TSMCは160億円を投資して、LED用の工場を新設、2011年の第1四半期に参入すると日経が報じている。新聞では、200mmのシリコンウェーハを使う生産設備を導入するとあるため、シリコンウェーハ上にGaN結晶を積む技術を採用するようだ。


英プラスチックロジック社が開発した印刷技術による電子ブック/厚さは数mm。

英プラスチックロジック社が開発した印刷技術による電子ブック
厚さは数mm。


もう一つ気になる話題は、出版界の電子書籍への対抗策として大手31社が「日本電子書籍出版社協会」を立ち上げたことだ。3月25日の日経新聞が報じているが、背景にはアマゾンのキンドルやアップルのiPadの存在がある。インターネット出版のアマゾンやコンピュータと携帯機器のアップルは、単にコンテンツ販売やハードウエア販売だけではなく、自ら書籍コンテンツを持とうとしている。すなわち出版事業に相当するビジネスをネット上で行おうとしているのである。

アマゾンやアップルが書籍を執筆する作家に直接コンタクトできるようになれば、出版社を飛び越えて直接コンテンツを支給してもらえるという可能性がある。作家は現在10%程度の印税(ロイヤルティ)を原稿料として出版社からもらっているが、もしアマゾンやアップルのような新規参入ネットビジネス組が印税を例えば30%に上げるとすると作家を新参組に取られかねない。製本コストや流通コストはかからない。

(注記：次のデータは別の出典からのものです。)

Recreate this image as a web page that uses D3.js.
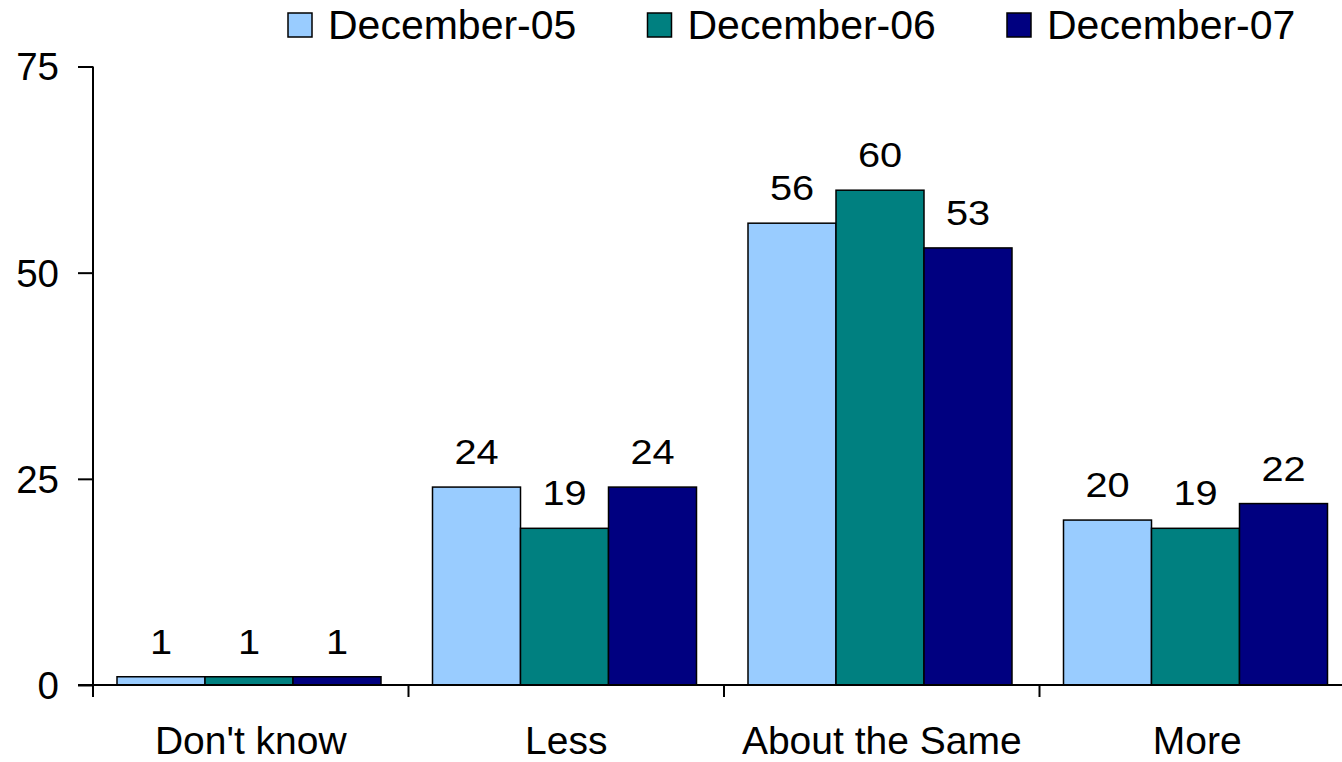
<!DOCTYPE html>
<html>
<head>
<meta charset="utf-8">
<script src="https://cdn.jsdelivr.net/npm/d3@7"></script>
<style>
  html, body { margin: 0; padding: 0; background: #fff; }
  svg { display: block; font-family: "Liberation Sans", Arial, sans-serif; }
</style>
</head>
<body>
<svg id="chart" width="1342" height="762"></svg>
<script>
const categories = ["Don't know", "Less", "About the Same", "More"];
const seriesNames = ["December-05", "December-06", "December-07"];
const dec05 = [1, 24, 56, 20];
const dec06 = [1, 19, 60, 19];
const dec07 = [1, 24, 53, 22];
const yTicks = [0, 25, 50, 75];
const colors = ["#99CCFF", "#008080", "#000080"];

const seriesValues = [dec05, dec06, dec07];

(function () {
const svg = d3.select("#chart");
const plotLeft = 93, plotRight = 1355, plotTop = 66.5, plotBottom = 685;

const y = d3.scaleLinear().domain([0, 75]).range([plotBottom, plotTop]);
const x0 = d3.scaleBand().domain(categories).range([plotLeft, plotRight]).padding(0);
const groupOffset = 24, groupWidth = 264;
const x1 = d3.scaleBand().domain(seriesNames).range([0, groupWidth]).padding(0);

// bars
const groups = svg.append("g").selectAll("g")
  .data(categories)
  .join("g")
  .attr("transform", c => `translate(${x0(c) + groupOffset},0)`);

groups.selectAll("rect")
  .data((c, ci) => seriesNames.map((s, si) => ({ s, si, v: seriesValues[si][ci] })))
  .join("rect")
  .attr("x", d => x1(d.s))
  .attr("y", d => y(d.v))
  .attr("width", x1.bandwidth())
  .attr("height", d => y(0) - y(d.v))
  .attr("fill", d => colors[d.si])
  .attr("stroke", "#000")
  .attr("stroke-width", 1.5);

// data labels
groups.selectAll("text")
  .data((c, ci) => seriesNames.map((s, si) => ({ s, si, v: seriesValues[si][ci] })))
  .join("text")
  .attr("transform", d => `translate(${x1(d.s) + x1.bandwidth() / 2},${y(d.v) - 23}) scale(1.12,1)`)
  .attr("text-anchor", "middle")
  .attr("font-size", 35.5)
  .attr("fill", "#000")
  .text(d => d.v);

// y axis
const yAxis = d3.axisLeft(y).tickValues(yTicks).tickSize(15).tickPadding(19);
const gy = svg.append("g").attr("transform", `translate(${plotLeft},0)`).call(yAxis);
gy.select(".domain").attr("stroke", "#000").attr("stroke-width", 2).attr("d", `M0,${plotTop}V${plotBottom}`);
gy.selectAll(".tick line").attr("stroke", "#000").attr("stroke-width", 2);
gy.selectAll(".tick text").attr("font-size", 38.5).attr("fill", "#000")
  .attr("font-family", "'Liberation Sans', Arial, sans-serif")
  .attr("dy", "0.35em");

// x axis
const xAxis = d3.axisBottom(x0).tickSize(0).tickPadding(0);
const gx = svg.append("g").attr("transform", `translate(0,${plotBottom})`).call(xAxis);
gx.select(".domain").attr("stroke", "#000").attr("stroke-width", 2).attr("d", `M${plotLeft - 15},0H${1342}`);
gx.selectAll(".tick text").attr("font-size", 39).attr("fill", "#000")
  .attr("font-family", "'Liberation Sans', Arial, sans-serif")
  .attr("y", 68.5).attr("dy", 0);
// category separator ticks
const sepPositions = categories.map(c => x0(c)).concat([plotRight]);
gx.selectAll("line.sep")
  .data(sepPositions)
  .join("line")
  .attr("class", "sep")
  .attr("x1", d => d).attr("x2", d => d)
  .attr("y1", 0).attr("y2", 12)
  .attr("stroke", "#000").attr("stroke-width", 2);

// legend
const legend = svg.append("g").selectAll("g")
  .data(seriesNames)
  .join("g")
  .attr("transform", (d, i) => `translate(${288 + i * 359.5},13)`);
legend.append("rect")
  .attr("width", 24).attr("height", 24)
  .attr("fill", (d, i) => colors[i])
  .attr("stroke", "#000").attr("stroke-width", 1.5);
legend.append("text")
  .attr("x", 40).attr("y", 26)
  .attr("font-size", 41)
  .attr("fill", "#000")
  .text(d => d);
})();
</script>
</body>
</html>
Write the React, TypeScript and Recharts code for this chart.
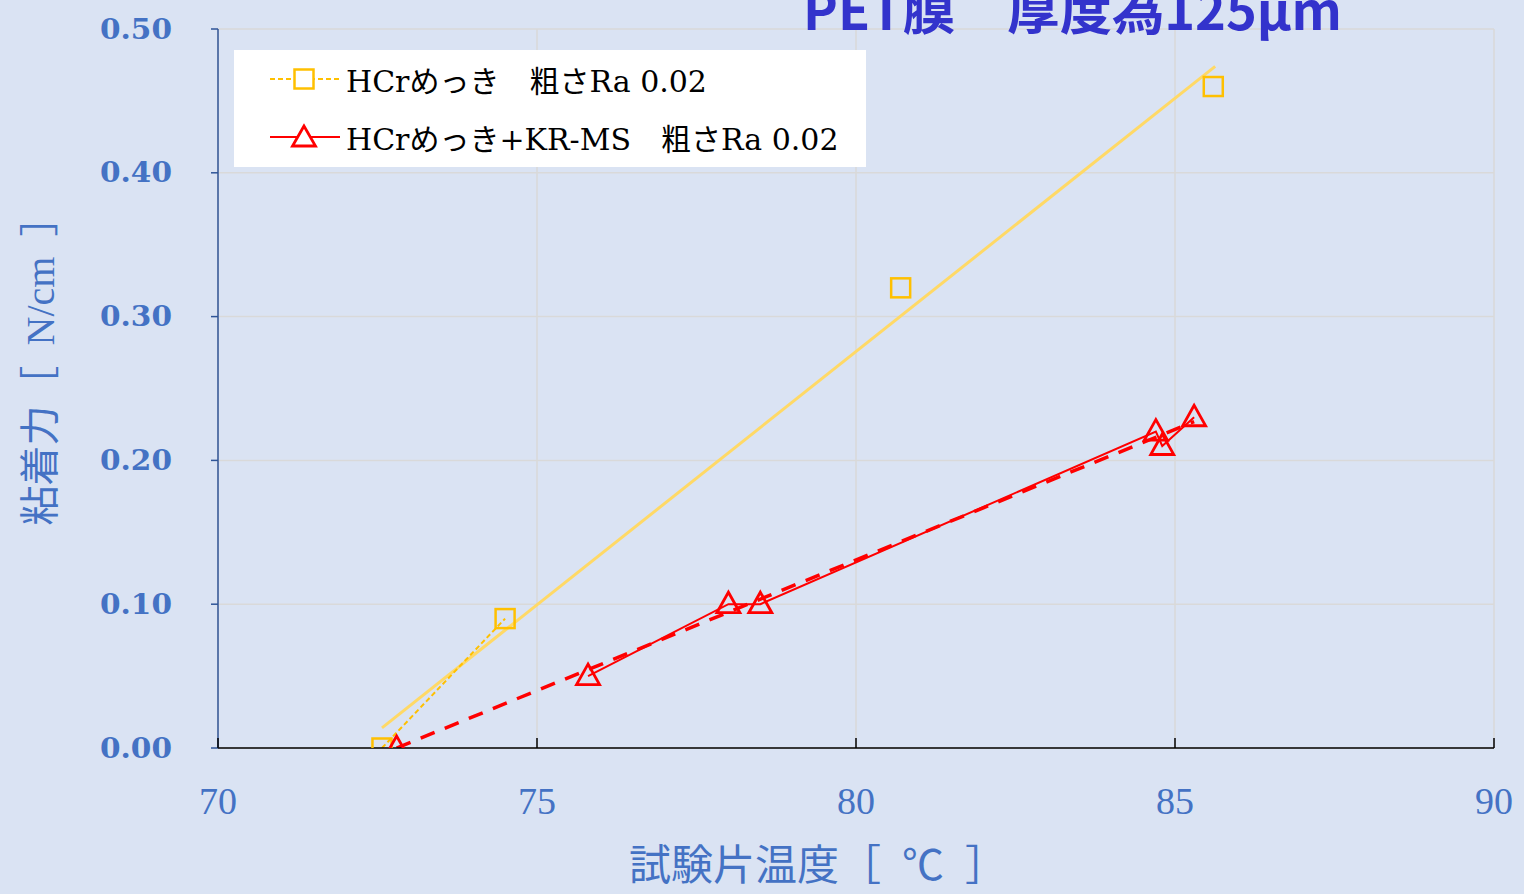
import React from 'react'
import { ComposedChart, Line, XAxis, YAxis, CartesianGrid, Legend, Label } from 'recharts'

// HCrめっき
const hcrTemp = [72.57, 74.5, 80.7, 85.6]
const hcrForce = [0.0, 0.09, 0.32, 0.46]
// HCrめっき+KR-MS
const krTemp = [72.8, 75.8, 78.0, 78.5, 84.7, 84.8, 85.3]
const krForce = [0.0, 0.05, 0.1, 0.1, 0.22, 0.21, 0.23]
// linear trend lines (start / end)
const hcrTrendTemp = [72.57, 85.63]
const hcrTrendForce = [0.014, 0.474]
const krTrendTemp = [72.8, 85.3]
const krTrendForce = [0.0, 0.227]

const xTicks = [70, 75, 80, 85, 90]
const yTicks = [0, 0.1, 0.2, 0.3, 0.4, 0.5]

const seriesNames = ['HCrめっき　粗さRa 0.02', 'HCrめっき+KR-MS　粗さRa 0.02']
const title = 'PET膜　厚度為125μm'
const xTitle = '試験片温度［\u2002℃\u2002］'
const yTitle = '粘着力［\u2002N/cm\u2002］'

const BG = '#dae3f3'
const AXIS_BLUE = '#4472c4'
const YELLOW = '#ffc000'
const YELLOW_TREND = '#ffd966'
const RED = '#ff0000'

const toPoints = (xs: number[], ys: number[]) => xs.map((x, i) => ({ x, y: ys[i] }))

const hcrData = toPoints(hcrTemp, hcrForce)
const krData = toPoints(krTemp, krForce)
const hcrTrend = toPoints(hcrTrendTemp, hcrTrendForce)
const krTrend = toPoints(krTrendTemp, krTrendForce)

const Square = (props: any) => {
  const { cx, cy, index } = props
  if (cx == null || cy == null) return <g key={`sq-${index}`} />
  return (
    <rect key={`sq-${index}`} x={cx - 9.5} y={cy - 9.5} width={19} height={19}
      fill="none" stroke={YELLOW} strokeWidth={2.5} />
  )
}

const Triangle = (props: any) => {
  const { cx, cy, index } = props
  if (cx == null || cy == null) return <g key={`tr-${index}`} />
  return (
    <polygon key={`tr-${index}`}
      points={`${cx},${cy - 12} ${cx - 11.5},${cy + 8.5} ${cx + 11.5},${cy + 8.5}`}
      fill="none" stroke={RED} strokeWidth={2.8} strokeLinejoin="miter" />
  )
}

const YTick = ({ x, y, payload }: any) => (
  <text x={x} y={y} textAnchor="end" dominantBaseline="central" fill={AXIS_BLUE}
    fontFamily="'DejaVu Serif'" fontWeight="bold" fontSize={28}
    textLength={72} lengthAdjust="spacingAndGlyphs">
    {Number(payload.value).toFixed(2)}
  </text>
)

const XTick = ({ x, y, payload }: any) => (
  <g>
    <line x1={x} y1={y} x2={x} y2={y - 10} stroke="#000" strokeWidth={1.5} />
    <text x={x} y={y + 53} textAnchor="middle" dominantBaseline="central" fill={AXIS_BLUE}
      fontFamily="'Liberation Serif'" fontSize={38}>
      {payload.value}
    </text>
  </g>
)

const LegendBox = () => (
  <div style={{ background: '#fff', width: 632, height: 117, position: 'relative',
    fontFamily: "'DejaVu Serif', 'Noto Sans CJK JP'", fontSize: 30, color: '#000' }}>
    {seriesNames.map((name, i) => (
      <div key={name} style={{ position: 'absolute', left: 34, top: 29 + i * 58 - 20, height: 40,
        display: 'flex', alignItems: 'center', whiteSpace: 'nowrap' }}>
        <svg width={74} height={40}>
          {i === 0 ? (
            <>
              <line x1={2} y1={20} x2={72} y2={20} stroke={YELLOW} strokeWidth={2} strokeDasharray="5 3" />
              <rect x={26.5} y={10.5} width={19} height={19} fill="#fff" stroke={YELLOW} strokeWidth={2.5} />
            </>
          ) : (
            <>
              <line x1={2} y1={20} x2={72} y2={20} stroke={RED} strokeWidth={2} />
              <polygon points="36,9 24.5,29 47.5,29" fill="#fff" stroke={RED} strokeWidth={2.8} />
            </>
          )}
        </svg>
        <span style={{ marginLeft: 4 }}>{name}</span>
      </div>
    ))}
  </div>
)

export default function App() {
  return (
    <div style={{ position: 'absolute', left: 0, top: 0, width: 1524, height: 894,
      background: BG, overflow: 'hidden' }}>
      <ComposedChart width={1524} height={894} margin={{ top: 29, right: 30, bottom: 0, left: 0 }}>
        <CartesianGrid stroke="#d9d9d9" strokeWidth={1.5} />
        <XAxis type="number" dataKey="x" domain={[70, 90]} ticks={xTicks} height={146}
          axisLine={{ stroke: '#000', strokeWidth: 1.5 }} tickLine={false} tickSize={0} tickMargin={0}
          tick={<XTick />} allowDataOverflow>
          <Label content={({ viewBox }: any) => (
            <text x={viewBox.x + 600} y={viewBox.y + 118} textAnchor="middle" dominantBaseline="central"
              fill={AXIS_BLUE} fontFamily="'Liberation Serif', 'Noto Sans CJK JP'" fontSize={42}>
              {xTitle}
            </text>
          )} />
        </XAxis>
        <YAxis type="number" domain={[0, 0.5]} ticks={yTicks} width={218}
          axisLine={{ stroke: '#2f5597', strokeWidth: 1.5 }}
          tickLine={{ stroke: '#2f5597', strokeWidth: 1.5 }} tickSize={7} tickMargin={39}
          tick={<YTick />} allowDataOverflow>
          <Label content={({ viewBox }: any) => (
            <text x={40} y={viewBox.y + 332} textAnchor="middle" dominantBaseline="central"
              transform={`rotate(-90 40 ${viewBox.y + 332})`}
              fill={AXIS_BLUE} fontFamily="'Liberation Serif', 'Noto Sans CJK JP'" fontSize={40}>
              {yTitle}
            </text>
          )} />
        </YAxis>
        <Legend layout="vertical" verticalAlign="middle" align="center" content={<LegendBox />}
          wrapperStyle={{ top: 50, left: 234, width: 632, height: 117, margin: 0 }} />

        <Line data={hcrTrend} dataKey="y" stroke={YELLOW_TREND} strokeWidth={3} dot={false}
          isAnimationActive={false} legendType="none" />
        <Line data={krTrend} dataKey="y" stroke={RED} strokeWidth={3.5} strokeDasharray="15 11"
          dot={false} isAnimationActive={false} legendType="none" />
        <Line data={hcrData.slice(0, 2)} dataKey="y" stroke={YELLOW} strokeWidth={2}
          strokeDasharray="5 3" dot={false} isAnimationActive={false} legendType="none" />
        <Line data={krData.slice(1)} dataKey="y" stroke={RED} strokeWidth={2} dot={false}
          isAnimationActive={false} legendType="none" />
        <Line data={hcrData} dataKey="y" name={seriesNames[0]} stroke="none" dot={Square}
          isAnimationActive={false} />
        <Line data={krData} dataKey="y" name={seriesNames[1]} stroke="none" dot={Triangle}
          isAnimationActive={false} />
      </ComposedChart>
      <svg width={1524} height={894} style={{ position: 'absolute', left: 0, top: 0, pointerEvents: 'none' }}>
        <text x={803} y={30} fill="#3333cc" fontFamily="'Noto Sans CJK TC'" fontWeight="bold" fontSize={52}
          textLength={539} lengthAdjust="spacingAndGlyphs">
          {title}
        </text>
      </svg>
    </div>
  )
}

その危機感が出版社側にある。

日本電子書籍出版社協会は、その設立の狙いを、著作者の利益や権利の確保、読者の利便性などとあるが、アマゾンやアップルが高い印税を作家に与えるとなると、これらの点はほとんど意味をなさなくなる。つまり、日本の出版社はまだ手も足も出ない状態だといえる。

ここへきて、かつてアスキーの創業者である西和彦氏が動いた。電子書籍のベンチャーを設立、4月からアップルのiPadで読める配信サービスを始めるとしている。しかも「クラウドコンピューティング」の手法を使って配信するとあるので、大型コンピュータは自社で持たない仕組みを使うようだ。

電子ブック市場はしばらくの間、「台風の目」となるかもしれない。この市場は半導体メーカー、ディスプレイメーカーが、電子機器メーカーやインターネット配信企業、通信キャリヤを飛び越えてビジネスのイニシアティブを握る、新しいビジネスモデルを構築できるチャンスでもある。もはや部品メーカーではなく、もっとも上のサービスビジネスのカギを握る産業となる可能性は十分ある。ただし、これをモノにできるかどうかはメーカー次第であろう。写真のプラスチックエレクトロニクスの英国ベンチャーであるプラスチックロジック社(後日、英国特集で報道)は、ディスプレイの開発・生産だけではなく、電子ブックそのものまで開発している。